貧困と闘う知~教育、医療、金融、ガバナンス~

<著者>

エステル・デュロフ

<発行>

初版:2017年2月/第4版:2020年2月

<何を学べるか>

インド、アフリカ、メキシコ、バングラデシュにおける、人間開発のための様々な政策を比較し、開発を効果的に進めるために重要な要因を学ぶことができる。より具体的には、伝統的な政策がどれほどその目的を果たせたのか、またこれほどまでに進歩が遅いのはなぜかについて、アクターの行動や動機から、原因や解決の一方法を学ぶことができる。この本のカバー分野は、教育、医療、金融、ガバナンスである。

 

<要点>

[教育:どのように普及させるか]

  • 伝統的なアプローチでは、できるだけ多くの子供たちを通わせるためには、まずは入学させることが一義的に重要で、親はそれを実現させるために説得すべき重要な主体であり、真の妨げになっているのは教育費の問題だと考える。
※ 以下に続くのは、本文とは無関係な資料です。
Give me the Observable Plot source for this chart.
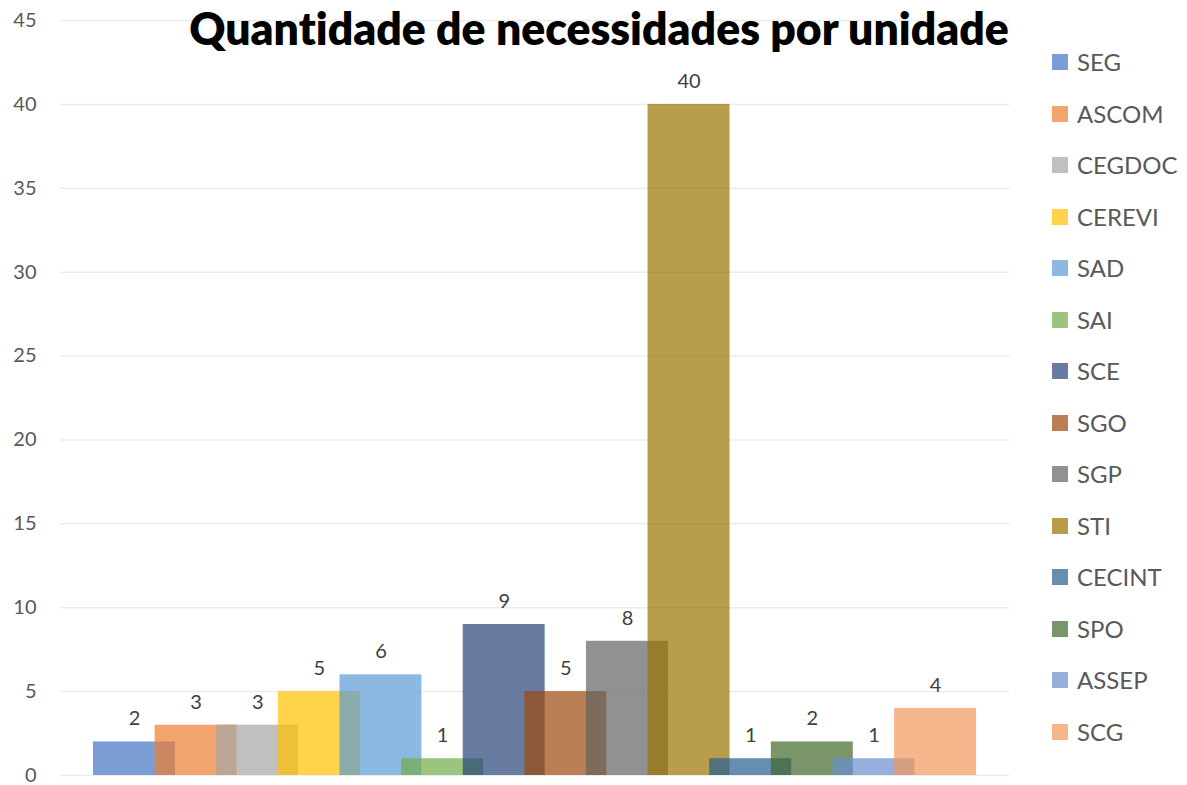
<!DOCTYPE html>
<html>
<head>
<meta charset="utf-8">
<script src="https://cdn.jsdelivr.net/npm/d3@7"></script>
<script src="https://cdn.jsdelivr.net/npm/@observablehq/plot@0.6"></script>
<style>
  html, body { margin: 0; padding: 0; background: #fff; }
  #wrap { position: relative; width: 1187px; height: 785px; font-family: Lato, "Open Sans", sans-serif; font-variant-ligatures: none; }
  #title { position: absolute; left: 0; width: 1198px; top: 1px; text-align: center; font-weight: 800; font-size: 44.5px; color: #000; white-space: nowrap; font-variant-ligatures: none; }
  #legend { position: absolute; left: 1052px; top: 48px; }
  .li { height: 51.5px; display: flex; align-items: flex-start; }
  .sw { width: 16px; height: 16px; margin-top: 6px; }
  .lt { margin-left: 9px; font-size: 24px; color: #595959; line-height: 28px; }
</style>
</head>
<body>
<div id="wrap">
  <div id="chart"></div>
  <div id="title">Quantidade de necessidades por unidade</div>
  <div id="legend"></div>
</div>
<script>
const units = ["SEG","ASCOM","CEGDOC","CEREVI","SAD","SAI","SCE","SGO","SGP","STI","CECINT","SPO","ASSEP","SCG"];
const counts = [2,3,3,5,6,1,9,5,8,40,1,2,1,4];
const colors = ["#4472C4","#ED7D31","#A5A5A5","#FFC000","#5B9BD5","#70AD47","#264478","#9E480E","#636363","#997300","#255E91","#43682B","#698ED0","#F1975A"];
const yTicks = [0,5,10,15,20,25,30,35,40,45];

const data = units.map((u, i) => ({unit: u, value: counts[i], idx: i, color: colors[i]}));
const barW = 1.33;

const chart = Plot.plot({
  width: 1187,
  height: 785,
  marginLeft: 60,
  marginRight: 178,
  marginTop: 20,
  marginBottom: 10,
  style: {fontFamily: "Lato, 'Open Sans', sans-serif", background: "#fff"},
  x: {domain: [-1.2, 14.2], axis: null},
  y: {domain: [0, 45]},
  marks: [
    Plot.gridY(yTicks, {stroke: "#ececec", strokeOpacity: 1, strokeWidth: 1.5}),
    Plot.axisY(yTicks, {tickSize: 0, tickPadding: 24, fontSize: 20, fill: "#595959", label: null}),
    Plot.rectY(data, {x1: d => d.idx - barW / 2, x2: d => d.idx + barW / 2, y1: 0, y2: "value", fill: d => d.color, fillOpacity: 0.7}),
    Plot.text(data, {x: "idx", y: "value", text: d => String(d.value), dy: -23, fontSize: 20, fill: "#404040"})
  ]
});
document.getElementById("chart").appendChild(chart);

const lg = document.getElementById("legend");
units.forEach((u, i) => {
  const row = document.createElement("div");
  row.className = "li";
  const sw = document.createElement("div");
  sw.className = "sw";
  sw.style.background = colors[i];
  sw.style.opacity = 0.7;
  const t = document.createElement("div");
  t.className = "lt";
  t.textContent = u;
  row.appendChild(sw); row.appendChild(t);
  lg.appendChild(row);
});
</script>
</body>
</html>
子供が学校へ行くと、直接的な費用(入学金や交通費、制服代)と間接的な費用(親の手伝いや兄弟の世話などができなくなる)がかかると考えれており、それが理由で親は子供の就学に積極的になれないケースが多い。実際、制服の無料支給を行うと、退学率が減少するデータもある。
  • しかし、伝統的なアプローチは「子供の欠席率」と「教育の質」に目を向けられていない。就学していることが出席していることと同義ではなく、また、出席していることが良質な教育を受けていることと同義ではない。

[出席率と教育の質の改善]

教育の利益を改善することが、就学率と出席率を向上させる可能性がある

  • 教育の利益の認識に関わる3つの要因
  1. 労働市場での価値の有無(得られた知識が市場価値を高める)
  2. 教育の利益に関する情報(親や地域住民に価値が認められているか
  3. 教育の質(価値のある教育を受けられるか)
  • 実際、事実/数字に焦点を当てて、親に教育利益を説明することが、利益を強く認識する。

子供たちの栄養改善

  • 子供たちの健康や栄養を改善することで、欠席率は低下する

教育の質の改善

  • 質改善のための3つの方法
  1. 教育に割り当てる手段をふやす(教科書、教室を増やす)→△(量を増やしても意味がない)
  2. ニーズに合うよう教育方法を変える→○(レベル別のクラスで、質向上)
  3. 教員のモチベーションを高める→○(意欲の高い先生で、質向上/ 意欲が低い先生に出勤のインセンティブを与えても、教育の質は上がらない)

親の権限を強化

  • 学校教育において、親に学校の監視をしてもらうことが、教育の質の改善につながる。実際、親へ、他生徒や他学校の成績開示を行うことで、学校側に質をたかめるようアクションをとることもわかっている。しかし、私立学校と公立学校で親のアクション有無に違いはある。→親たちに情報の開示をし、正しいアクションを取れるようサポートする必要がある。

学校を改革する

  • 教員側のモチベーションを上げるために、短期的には労力を報酬と紐付けし、長期的にはより大きな責任を果たせるような環境づくりが必要である。子供たちには、より多様性を認め、基礎知識の習得を重視した教育を行う必要がある。

 

<学び・感想>

  • 子供、親、教師にどのようにモチベーションを与え、教育の量と質を担保すべきか、少し学ぶことがでた。しかし、どれか一つの要因を帰れば解決するわけではない。そのため、それぞれのアクターの心理面や置かれた状況を理解することが大切だと感じた。